#### EXERCISE BRIEF:
Copy out the complete listing, word for word.

#### DATASET EXTRACT:

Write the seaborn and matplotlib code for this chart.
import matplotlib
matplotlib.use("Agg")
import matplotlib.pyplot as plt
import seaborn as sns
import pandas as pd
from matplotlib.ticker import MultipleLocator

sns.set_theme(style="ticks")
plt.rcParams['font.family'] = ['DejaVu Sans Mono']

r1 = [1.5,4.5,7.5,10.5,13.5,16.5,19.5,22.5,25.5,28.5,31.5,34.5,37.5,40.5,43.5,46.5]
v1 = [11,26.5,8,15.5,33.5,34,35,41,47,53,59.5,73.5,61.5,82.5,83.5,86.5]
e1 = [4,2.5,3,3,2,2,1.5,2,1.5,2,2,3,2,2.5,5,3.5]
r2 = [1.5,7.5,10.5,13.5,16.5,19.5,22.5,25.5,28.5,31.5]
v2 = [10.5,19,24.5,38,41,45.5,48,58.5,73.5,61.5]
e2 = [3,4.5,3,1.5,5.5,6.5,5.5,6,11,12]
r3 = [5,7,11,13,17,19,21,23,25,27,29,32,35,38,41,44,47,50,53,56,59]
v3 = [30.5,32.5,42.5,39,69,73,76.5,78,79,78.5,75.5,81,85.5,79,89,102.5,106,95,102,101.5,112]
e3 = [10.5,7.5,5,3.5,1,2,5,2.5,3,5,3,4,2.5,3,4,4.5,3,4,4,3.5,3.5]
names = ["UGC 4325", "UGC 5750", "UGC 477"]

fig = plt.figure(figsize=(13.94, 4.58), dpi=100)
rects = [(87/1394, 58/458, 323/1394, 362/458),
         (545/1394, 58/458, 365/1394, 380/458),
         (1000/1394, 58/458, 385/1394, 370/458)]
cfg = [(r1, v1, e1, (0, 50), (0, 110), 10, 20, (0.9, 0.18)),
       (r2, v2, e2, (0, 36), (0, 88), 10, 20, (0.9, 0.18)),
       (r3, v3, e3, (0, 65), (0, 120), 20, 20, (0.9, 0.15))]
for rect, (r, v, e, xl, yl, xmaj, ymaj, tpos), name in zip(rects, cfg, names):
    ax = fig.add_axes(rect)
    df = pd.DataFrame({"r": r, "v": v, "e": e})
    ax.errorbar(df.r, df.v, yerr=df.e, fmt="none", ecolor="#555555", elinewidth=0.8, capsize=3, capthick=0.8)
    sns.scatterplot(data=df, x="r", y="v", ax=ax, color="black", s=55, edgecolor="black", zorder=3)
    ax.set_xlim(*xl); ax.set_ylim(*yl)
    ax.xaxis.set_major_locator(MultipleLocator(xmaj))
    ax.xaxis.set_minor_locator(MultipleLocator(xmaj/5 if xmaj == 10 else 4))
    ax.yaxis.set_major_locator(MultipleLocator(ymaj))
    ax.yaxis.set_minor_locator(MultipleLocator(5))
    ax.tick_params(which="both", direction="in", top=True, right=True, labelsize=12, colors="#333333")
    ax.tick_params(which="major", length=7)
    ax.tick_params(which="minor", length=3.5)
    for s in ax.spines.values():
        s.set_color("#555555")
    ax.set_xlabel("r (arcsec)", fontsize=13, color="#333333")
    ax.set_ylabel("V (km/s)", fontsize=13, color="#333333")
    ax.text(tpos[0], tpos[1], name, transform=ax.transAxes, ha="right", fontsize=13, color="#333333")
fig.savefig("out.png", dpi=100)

#### RESULT OF THE EXERCISE:
Write the seaborn and matplotlib code for this chart.
import matplotlib
matplotlib.use("Agg")
import matplotlib.pyplot as plt
import seaborn as sns
import pandas as pd
from matplotlib.ticker import MultipleLocator

sns.set_theme(style="ticks")
plt.rcParams['font.family'] = ['DejaVu Sans Mono']

r1 = [1.5,4.5,7.5,10.5,13.5,16.5,19.5,22.5,25.5,28.5,31.5,34.5,37.5,40.5,43.5,46.5]
v1 = [11,26.5,8,15.5,33.5,34,35,41,47,53,59.5,73.5,61.5,82.5,83.5,86.5]
e1 = [4,2.5,3,3,2,2,1.5,2,1.5,2,2,3,2,2.5,5,3.5]
r2 = [1.5,7.5,10.5,13.5,16.5,19.5,22.5,25.5,28.5,31.5]
v2 = [10.5,19,24.5,38,41,45.5,48,58.5,73.5,61.5]
e2 = [3,4.5,3,1.5,5.5,6.5,5.5,6,11,12]
r3 = [5,7,11,13,17,19,21,23,25,27,29,32,35,38,41,44,47,50,53,56,59]
v3 = [30.5,32.5,42.5,39,69,73,76.5,78,79,78.5,75.5,81,85.5,79,89,102.5,106,95,102,101.5,112]
e3 = [10.5,7.5,5,3.5,1,2,5,2.5,3,5,3,4,2.5,3,4,4.5,3,4,4,3.5,3.5]
names = ["UGC 4325", "UGC 5750", "UGC 477"]

fig = plt.figure(figsize=(13.94, 4.58), dpi=100)
rects = [(87/1394, 58/458, 323/1394, 362/458),
         (545/1394, 58/458, 365/1394, 380/458),
         (1000/1394, 58/458, 385/1394, 370/458)]
cfg = [(r1, v1, e1, (0, 50), (0, 110), 10, 20, (0.9, 0.18)),
       (r2, v2, e2, (0, 36), (0, 88), 10, 20, (0.9, 0.18)),
       (r3, v3, e3, (0, 65), (0, 120), 20, 20, (0.9, 0.15))]
for rect, (r, v, e, xl, yl, xmaj, ymaj, tpos), name in zip(rects, cfg, names):
    ax = fig.add_axes(rect)
    df = pd.DataFrame({"r": r, "v": v, "e": e})
    ax.errorbar(df.r, df.v, yerr=df.e, fmt="none", ecolor="#555555", elinewidth=0.8, capsize=3, capthick=0.8)
    sns.scatterplot(data=df, x="r", y="v", ax=ax, color="black", s=55, edgecolor="black", zorder=3)
    ax.set_xlim(*xl); ax.set_ylim(*yl)
    ax.xaxis.set_major_locator(MultipleLocator(xmaj))
    ax.xaxis.set_minor_locator(MultipleLocator(xmaj/5 if xmaj == 10 else 4))
    ax.yaxis.set_major_locator(MultipleLocator(ymaj))
    ax.yaxis.set_minor_locator(MultipleLocator(5))
    ax.tick_params(which="both", direction="in", top=True, right=True, labelsize=12, colors="#333333")
    ax.tick_params(which="major", length=7)
    ax.tick_params(which="minor", length=3.5)
    for s in ax.spines.values():
        s.set_color("#555555")
    ax.set_xlabel("r (arcsec)", fontsize=13, color="#333333")
    ax.set_ylabel("V (km/s)", fontsize=13, color="#333333")
    ax.text(tpos[0], tpos[1], name, transform=ax.transAxes, ha="right", fontsize=13, color="#333333")
fig.savefig("out.png", dpi=100)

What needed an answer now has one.